Lucas Oliveira
Os povos indígenas representam, atualmente, menos de 1% da população brasileira. Esse povo, agora tão vulnerável e fragilizado, vem sendo violentado pelos “brancos” há mais de 500 anos. Durante uma pandemia, as circunstâncias poderiam ser diferentes, mas essa não é a realidade. A situação é devastadora para a etnia Yanomami. Em maio, três mulheres Sanöma, grupo dessa etnia, e seus bebês foram levados ao hospital com suspeitas de pneumonia. Porém, no hospital, as crianças foram contaminadas por covid-19 e morreram. E seus corpos desapareceram.
Crianças do povo Sanöma, que vive na Terra Indígena Yanomami, na fronteira do Brasil com a Venezuela (Foto: Sílvia Guimarães)
A repórter Eliane Brum escreve, para o EL PAÍS, mais do que uma matéria, uma história. Mães Yanomami imploram pelos corpos de seus bebês relata o sofrimento de mulheres indígenas negligenciadas e violentadas por um Estado que falhou e vem falhando há 5 séculos em preservar, valorizar e garantir mínimas condições de vida para esses povos. A história conta como, no meio de uma pandemia, uma sucessão de erros e omissões governamentais foram capazes de colocar em risco toda a sobrevivência de um povo e causar feridas quase espirituais em toda a comunidade.
Eliane Brum é velha conhecida dos Yanomami. Há mais de 5 anos, a escritora advoga sobre a causa indígena e luta pela valorização dessa população. Por isso, é possível perceber como a reportagem é real, crua e extremamente pessoal. Há muita emoção nas palavras escritas e é transmitido ao leitor o desespero e a angústia sofrida pelos Yanomami nesse momento de pandemia. Com a morte e desaparecimento dos corpos de seus entes, toda a comunidade sofre essas perdas. Ao final, há “apenas um morto, o que morreu — e não vivos que seguem mortos por não terem sido capazes de fazer o luto”.
A jornalista nos mostra um mundo, até então, esquecido. Por meio de uma investigação baseada em dados governamentais e entrevistas, Eliane relata a jornada dessas mulheres na busca pela verdade, apontando as defasagens de um governo que sequer possui um tradutor da língua portuguesa para atender essa população indígena. Ela escancara a desigualdade e a negligência vividas pelos povos que são dizimados por “vírus e balas” há séculos e, agora, pela Covid-19.
A repórter relata, por exemplo, que desde 1910, quando os Yanomami tiveram o primeiro contato com os brancos, eles vêm sendo dizimados por doenças, que chamam de xawara, e por tiros dos garimpeiros.

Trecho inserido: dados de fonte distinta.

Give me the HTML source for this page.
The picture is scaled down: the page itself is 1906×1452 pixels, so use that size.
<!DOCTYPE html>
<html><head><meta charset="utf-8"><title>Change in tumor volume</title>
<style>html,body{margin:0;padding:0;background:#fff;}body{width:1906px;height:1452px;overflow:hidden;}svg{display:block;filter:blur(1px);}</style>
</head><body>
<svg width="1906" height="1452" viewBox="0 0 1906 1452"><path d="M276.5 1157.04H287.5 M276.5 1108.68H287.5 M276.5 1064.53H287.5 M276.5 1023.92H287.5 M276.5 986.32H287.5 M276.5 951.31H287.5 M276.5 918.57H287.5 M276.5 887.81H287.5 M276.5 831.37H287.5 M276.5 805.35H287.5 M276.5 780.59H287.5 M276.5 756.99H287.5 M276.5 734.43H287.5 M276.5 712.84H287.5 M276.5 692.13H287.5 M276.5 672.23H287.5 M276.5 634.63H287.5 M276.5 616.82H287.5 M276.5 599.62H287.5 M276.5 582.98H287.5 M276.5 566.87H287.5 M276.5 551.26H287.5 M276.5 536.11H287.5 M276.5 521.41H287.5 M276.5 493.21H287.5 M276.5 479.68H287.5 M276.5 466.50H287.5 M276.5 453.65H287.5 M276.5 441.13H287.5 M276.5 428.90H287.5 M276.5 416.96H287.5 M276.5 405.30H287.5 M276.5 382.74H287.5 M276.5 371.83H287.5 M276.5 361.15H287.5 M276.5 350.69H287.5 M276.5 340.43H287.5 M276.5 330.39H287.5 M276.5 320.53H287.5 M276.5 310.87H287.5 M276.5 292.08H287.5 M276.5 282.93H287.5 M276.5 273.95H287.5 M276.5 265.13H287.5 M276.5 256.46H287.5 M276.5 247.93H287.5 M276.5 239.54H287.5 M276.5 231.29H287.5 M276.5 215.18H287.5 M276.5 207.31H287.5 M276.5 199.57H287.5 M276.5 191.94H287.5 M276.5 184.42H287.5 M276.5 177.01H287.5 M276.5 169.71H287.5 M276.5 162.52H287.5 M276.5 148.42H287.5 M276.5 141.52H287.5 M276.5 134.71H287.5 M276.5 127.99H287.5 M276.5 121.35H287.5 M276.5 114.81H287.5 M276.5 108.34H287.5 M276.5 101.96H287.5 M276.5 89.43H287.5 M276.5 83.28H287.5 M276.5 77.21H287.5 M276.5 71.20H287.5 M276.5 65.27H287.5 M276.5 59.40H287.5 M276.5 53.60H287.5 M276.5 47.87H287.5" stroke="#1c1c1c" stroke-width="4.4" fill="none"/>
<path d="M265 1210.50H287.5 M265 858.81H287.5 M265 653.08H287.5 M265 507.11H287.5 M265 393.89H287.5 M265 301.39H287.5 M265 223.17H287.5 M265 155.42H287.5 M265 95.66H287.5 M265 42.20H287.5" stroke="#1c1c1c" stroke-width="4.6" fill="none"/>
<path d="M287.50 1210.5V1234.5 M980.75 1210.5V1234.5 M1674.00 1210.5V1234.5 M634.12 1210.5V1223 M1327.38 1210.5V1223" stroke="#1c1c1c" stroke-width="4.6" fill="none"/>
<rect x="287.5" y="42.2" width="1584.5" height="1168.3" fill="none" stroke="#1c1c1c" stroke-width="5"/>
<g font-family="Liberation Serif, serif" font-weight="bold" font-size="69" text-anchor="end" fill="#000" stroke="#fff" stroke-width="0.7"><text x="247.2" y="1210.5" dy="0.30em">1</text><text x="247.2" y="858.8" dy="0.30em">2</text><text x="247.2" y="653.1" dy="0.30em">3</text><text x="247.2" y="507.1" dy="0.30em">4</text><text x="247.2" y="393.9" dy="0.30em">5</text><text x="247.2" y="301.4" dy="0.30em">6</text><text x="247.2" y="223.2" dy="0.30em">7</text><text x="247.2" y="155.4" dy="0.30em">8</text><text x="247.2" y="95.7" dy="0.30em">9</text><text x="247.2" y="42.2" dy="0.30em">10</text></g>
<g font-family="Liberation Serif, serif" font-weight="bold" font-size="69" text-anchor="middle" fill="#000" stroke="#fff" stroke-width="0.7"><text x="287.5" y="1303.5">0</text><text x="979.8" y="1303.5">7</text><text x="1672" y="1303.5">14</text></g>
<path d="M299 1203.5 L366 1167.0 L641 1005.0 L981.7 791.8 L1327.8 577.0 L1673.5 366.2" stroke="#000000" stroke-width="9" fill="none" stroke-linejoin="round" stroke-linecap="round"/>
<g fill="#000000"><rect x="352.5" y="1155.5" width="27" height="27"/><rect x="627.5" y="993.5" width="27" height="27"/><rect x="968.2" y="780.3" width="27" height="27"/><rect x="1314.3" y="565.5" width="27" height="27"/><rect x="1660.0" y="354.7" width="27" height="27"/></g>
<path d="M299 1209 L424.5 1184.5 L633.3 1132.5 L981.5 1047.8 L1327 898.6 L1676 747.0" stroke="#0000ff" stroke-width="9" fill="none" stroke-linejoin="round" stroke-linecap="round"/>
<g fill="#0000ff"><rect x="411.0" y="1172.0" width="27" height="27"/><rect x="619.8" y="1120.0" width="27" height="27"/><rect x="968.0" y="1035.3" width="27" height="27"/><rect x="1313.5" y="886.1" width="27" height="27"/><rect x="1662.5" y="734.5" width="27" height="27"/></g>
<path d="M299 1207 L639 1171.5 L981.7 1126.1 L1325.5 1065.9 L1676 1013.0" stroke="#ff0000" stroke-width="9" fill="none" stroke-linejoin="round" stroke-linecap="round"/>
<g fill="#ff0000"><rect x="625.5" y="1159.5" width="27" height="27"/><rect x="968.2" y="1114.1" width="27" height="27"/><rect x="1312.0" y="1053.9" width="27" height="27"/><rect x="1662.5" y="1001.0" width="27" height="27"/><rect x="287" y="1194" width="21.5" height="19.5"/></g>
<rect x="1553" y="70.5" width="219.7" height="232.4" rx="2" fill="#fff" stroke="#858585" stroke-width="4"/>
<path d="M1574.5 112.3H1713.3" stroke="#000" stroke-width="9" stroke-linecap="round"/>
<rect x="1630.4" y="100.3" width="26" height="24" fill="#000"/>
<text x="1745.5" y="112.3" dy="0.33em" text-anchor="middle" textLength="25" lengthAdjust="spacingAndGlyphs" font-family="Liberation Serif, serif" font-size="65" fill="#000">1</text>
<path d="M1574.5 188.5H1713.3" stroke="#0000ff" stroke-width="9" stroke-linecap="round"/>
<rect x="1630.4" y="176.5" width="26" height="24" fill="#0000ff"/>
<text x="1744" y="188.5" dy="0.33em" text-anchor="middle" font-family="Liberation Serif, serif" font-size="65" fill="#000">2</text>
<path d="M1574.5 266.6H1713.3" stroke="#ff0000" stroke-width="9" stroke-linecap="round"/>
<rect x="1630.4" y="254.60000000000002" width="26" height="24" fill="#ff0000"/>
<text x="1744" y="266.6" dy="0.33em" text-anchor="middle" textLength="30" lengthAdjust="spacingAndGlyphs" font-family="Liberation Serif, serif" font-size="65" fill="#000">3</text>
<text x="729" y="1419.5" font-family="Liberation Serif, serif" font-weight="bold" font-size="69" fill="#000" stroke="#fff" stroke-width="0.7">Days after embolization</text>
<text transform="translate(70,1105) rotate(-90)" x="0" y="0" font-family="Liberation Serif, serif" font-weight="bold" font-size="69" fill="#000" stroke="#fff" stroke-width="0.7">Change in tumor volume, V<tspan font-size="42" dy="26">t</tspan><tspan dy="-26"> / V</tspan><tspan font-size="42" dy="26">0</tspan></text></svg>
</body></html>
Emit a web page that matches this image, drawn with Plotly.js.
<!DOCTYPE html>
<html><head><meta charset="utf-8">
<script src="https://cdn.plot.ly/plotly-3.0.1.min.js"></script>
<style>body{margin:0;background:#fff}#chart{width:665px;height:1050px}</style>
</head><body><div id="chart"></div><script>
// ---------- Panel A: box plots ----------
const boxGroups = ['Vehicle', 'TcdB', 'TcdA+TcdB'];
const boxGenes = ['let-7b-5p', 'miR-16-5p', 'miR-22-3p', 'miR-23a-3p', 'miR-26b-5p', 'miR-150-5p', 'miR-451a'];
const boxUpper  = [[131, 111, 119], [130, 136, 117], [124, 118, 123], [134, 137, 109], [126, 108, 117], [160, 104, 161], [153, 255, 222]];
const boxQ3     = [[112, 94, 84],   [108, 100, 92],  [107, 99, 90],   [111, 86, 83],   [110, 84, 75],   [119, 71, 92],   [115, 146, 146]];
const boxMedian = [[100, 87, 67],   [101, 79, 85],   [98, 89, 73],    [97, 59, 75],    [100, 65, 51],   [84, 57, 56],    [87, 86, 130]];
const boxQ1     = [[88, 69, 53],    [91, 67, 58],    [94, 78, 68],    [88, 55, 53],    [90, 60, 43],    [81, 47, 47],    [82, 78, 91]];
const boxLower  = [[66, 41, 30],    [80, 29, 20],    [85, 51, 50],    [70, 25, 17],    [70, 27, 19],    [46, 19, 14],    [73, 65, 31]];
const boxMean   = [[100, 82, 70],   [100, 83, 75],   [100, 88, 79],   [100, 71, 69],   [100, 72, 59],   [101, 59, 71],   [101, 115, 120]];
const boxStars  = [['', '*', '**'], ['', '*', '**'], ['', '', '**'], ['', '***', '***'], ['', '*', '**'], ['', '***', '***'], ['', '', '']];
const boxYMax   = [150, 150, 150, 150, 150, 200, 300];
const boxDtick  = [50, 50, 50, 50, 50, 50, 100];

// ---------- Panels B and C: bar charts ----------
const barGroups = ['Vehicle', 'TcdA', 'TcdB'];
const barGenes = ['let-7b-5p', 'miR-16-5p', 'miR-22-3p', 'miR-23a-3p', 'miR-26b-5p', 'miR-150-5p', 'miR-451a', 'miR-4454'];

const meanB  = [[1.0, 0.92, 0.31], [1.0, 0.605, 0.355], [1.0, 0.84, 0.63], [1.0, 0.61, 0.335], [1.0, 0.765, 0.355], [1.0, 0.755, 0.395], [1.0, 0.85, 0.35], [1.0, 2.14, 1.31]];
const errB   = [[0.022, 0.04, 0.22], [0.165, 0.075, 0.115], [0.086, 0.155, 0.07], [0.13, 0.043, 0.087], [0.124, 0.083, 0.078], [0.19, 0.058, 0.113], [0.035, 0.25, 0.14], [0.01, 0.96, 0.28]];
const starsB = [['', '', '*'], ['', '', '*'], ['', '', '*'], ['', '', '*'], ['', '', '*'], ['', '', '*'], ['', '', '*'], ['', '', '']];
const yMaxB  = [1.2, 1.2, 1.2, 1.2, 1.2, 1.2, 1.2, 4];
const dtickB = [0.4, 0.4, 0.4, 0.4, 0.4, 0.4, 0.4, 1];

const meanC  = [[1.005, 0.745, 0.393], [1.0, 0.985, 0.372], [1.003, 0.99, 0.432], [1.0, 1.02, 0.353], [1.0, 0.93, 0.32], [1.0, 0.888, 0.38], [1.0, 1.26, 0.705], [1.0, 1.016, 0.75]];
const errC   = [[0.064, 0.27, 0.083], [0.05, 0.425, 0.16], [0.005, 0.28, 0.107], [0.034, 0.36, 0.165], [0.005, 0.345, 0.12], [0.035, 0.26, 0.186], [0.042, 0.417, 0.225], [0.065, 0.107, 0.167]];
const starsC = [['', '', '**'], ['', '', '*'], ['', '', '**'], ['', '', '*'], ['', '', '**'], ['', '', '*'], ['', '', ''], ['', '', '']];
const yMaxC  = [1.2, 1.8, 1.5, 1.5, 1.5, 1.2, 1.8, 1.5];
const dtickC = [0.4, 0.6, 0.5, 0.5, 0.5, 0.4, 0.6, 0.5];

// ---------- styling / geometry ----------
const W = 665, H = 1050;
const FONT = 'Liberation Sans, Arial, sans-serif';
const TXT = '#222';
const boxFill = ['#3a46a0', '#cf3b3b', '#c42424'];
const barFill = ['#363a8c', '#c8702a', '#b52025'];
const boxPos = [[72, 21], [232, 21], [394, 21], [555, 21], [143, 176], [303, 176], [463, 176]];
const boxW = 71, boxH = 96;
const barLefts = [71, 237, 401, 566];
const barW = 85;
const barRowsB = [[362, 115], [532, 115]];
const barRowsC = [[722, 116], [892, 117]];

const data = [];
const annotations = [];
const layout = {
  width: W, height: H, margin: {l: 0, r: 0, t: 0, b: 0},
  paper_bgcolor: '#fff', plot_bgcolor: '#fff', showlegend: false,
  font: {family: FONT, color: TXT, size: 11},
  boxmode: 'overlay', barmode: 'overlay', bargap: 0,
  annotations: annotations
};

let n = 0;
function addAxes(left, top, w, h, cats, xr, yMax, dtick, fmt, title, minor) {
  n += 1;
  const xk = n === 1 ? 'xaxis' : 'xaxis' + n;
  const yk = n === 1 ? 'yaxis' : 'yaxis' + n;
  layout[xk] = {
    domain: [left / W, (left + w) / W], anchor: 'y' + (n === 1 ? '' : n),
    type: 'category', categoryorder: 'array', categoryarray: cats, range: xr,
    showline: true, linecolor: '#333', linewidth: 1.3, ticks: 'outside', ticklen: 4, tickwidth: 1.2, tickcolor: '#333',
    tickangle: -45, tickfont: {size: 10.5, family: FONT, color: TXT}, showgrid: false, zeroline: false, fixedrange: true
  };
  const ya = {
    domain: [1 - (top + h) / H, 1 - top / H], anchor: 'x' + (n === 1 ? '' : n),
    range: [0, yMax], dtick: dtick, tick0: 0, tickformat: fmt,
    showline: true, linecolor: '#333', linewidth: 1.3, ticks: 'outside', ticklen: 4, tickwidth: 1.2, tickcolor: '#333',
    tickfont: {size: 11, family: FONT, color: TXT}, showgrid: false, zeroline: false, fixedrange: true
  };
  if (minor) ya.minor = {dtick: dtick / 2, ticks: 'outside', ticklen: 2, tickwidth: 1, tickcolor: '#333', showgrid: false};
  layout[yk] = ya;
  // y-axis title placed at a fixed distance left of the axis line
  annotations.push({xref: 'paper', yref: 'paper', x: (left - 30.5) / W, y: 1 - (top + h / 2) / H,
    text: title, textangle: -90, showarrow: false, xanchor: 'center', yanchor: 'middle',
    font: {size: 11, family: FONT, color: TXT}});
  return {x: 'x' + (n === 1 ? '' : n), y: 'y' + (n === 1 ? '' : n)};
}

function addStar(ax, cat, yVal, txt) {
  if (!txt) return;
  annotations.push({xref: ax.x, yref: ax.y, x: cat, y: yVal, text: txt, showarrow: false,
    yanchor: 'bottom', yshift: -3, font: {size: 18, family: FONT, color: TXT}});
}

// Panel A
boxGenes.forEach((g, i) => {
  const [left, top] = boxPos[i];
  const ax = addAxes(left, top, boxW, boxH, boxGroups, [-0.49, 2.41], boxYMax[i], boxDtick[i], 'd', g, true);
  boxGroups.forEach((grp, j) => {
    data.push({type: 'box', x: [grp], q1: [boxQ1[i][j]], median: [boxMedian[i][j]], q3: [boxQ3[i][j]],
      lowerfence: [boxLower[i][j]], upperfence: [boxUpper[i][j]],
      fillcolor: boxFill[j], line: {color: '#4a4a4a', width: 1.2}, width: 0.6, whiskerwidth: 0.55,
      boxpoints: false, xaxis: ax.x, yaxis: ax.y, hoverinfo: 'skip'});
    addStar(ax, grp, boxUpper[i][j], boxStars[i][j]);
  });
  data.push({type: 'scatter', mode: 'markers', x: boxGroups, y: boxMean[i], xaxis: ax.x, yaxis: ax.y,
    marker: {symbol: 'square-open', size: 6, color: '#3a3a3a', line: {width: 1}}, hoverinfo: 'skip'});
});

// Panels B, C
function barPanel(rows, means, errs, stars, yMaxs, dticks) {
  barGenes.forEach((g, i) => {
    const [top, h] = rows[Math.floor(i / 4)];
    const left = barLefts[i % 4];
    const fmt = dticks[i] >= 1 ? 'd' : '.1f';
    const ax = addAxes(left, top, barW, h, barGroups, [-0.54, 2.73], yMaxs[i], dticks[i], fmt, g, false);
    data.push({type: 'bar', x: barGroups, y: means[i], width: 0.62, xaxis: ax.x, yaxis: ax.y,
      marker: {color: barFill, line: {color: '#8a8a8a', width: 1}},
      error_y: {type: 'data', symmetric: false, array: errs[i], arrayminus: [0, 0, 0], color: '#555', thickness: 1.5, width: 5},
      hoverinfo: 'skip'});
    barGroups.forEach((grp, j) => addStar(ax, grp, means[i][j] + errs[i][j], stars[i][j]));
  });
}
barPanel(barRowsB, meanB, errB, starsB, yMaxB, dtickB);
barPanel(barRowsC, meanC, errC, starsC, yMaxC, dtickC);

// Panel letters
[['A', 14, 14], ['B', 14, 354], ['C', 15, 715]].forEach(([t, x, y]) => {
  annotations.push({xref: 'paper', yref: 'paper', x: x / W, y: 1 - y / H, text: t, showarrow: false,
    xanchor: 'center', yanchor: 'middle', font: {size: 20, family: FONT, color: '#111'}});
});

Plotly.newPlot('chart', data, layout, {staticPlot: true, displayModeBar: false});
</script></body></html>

Ela ainda cita o intelectual e líder Yanomami Daniel Kopenawa que tem denunciado ao mundo o perigo que seu povo corre: o genocídio. Eliane diz que pelo menos 40% da população que vive próxima a áreas de garimpo pode ser contaminada pela Covid-19.
Em dois momentos a reportagem se torna quase uma aula de cultura e empatia. Ao explicar a cultura Yanomami e seus rituais de morte, podemos entender mais a fundo as marcas e a dor que a morte e sumiço de seus filhos, irmãos, pais, amigos, provoca nesse povo. Além disso, é apresentado o relato de um pai, que também perdeu seu bebê, à Rede Pró-Yanomami. Com certeza um dos momentos mais tocantes e pessoais de toda a matéria.
Mães Yanomami imploram pelos corpos de seus bebês é uma reportagem de difícil leitura, devido, principalmente, à carga emocional presente nela. É quase impossível ler essas palavras sem sentir tristeza e dor pela perda dessas vidas, sem sentir raiva pela incompetência de não somente um, mas das dezenas de governos que têm sido incapazes de respeitar e dignificar os povos originários do Brasil. Leitura extremamente relevante e necessária para qualquer jornalista e cidadão, a reportagem nos mostra, mais uma vez, a realidade: vidas indígenas estão sob ataque.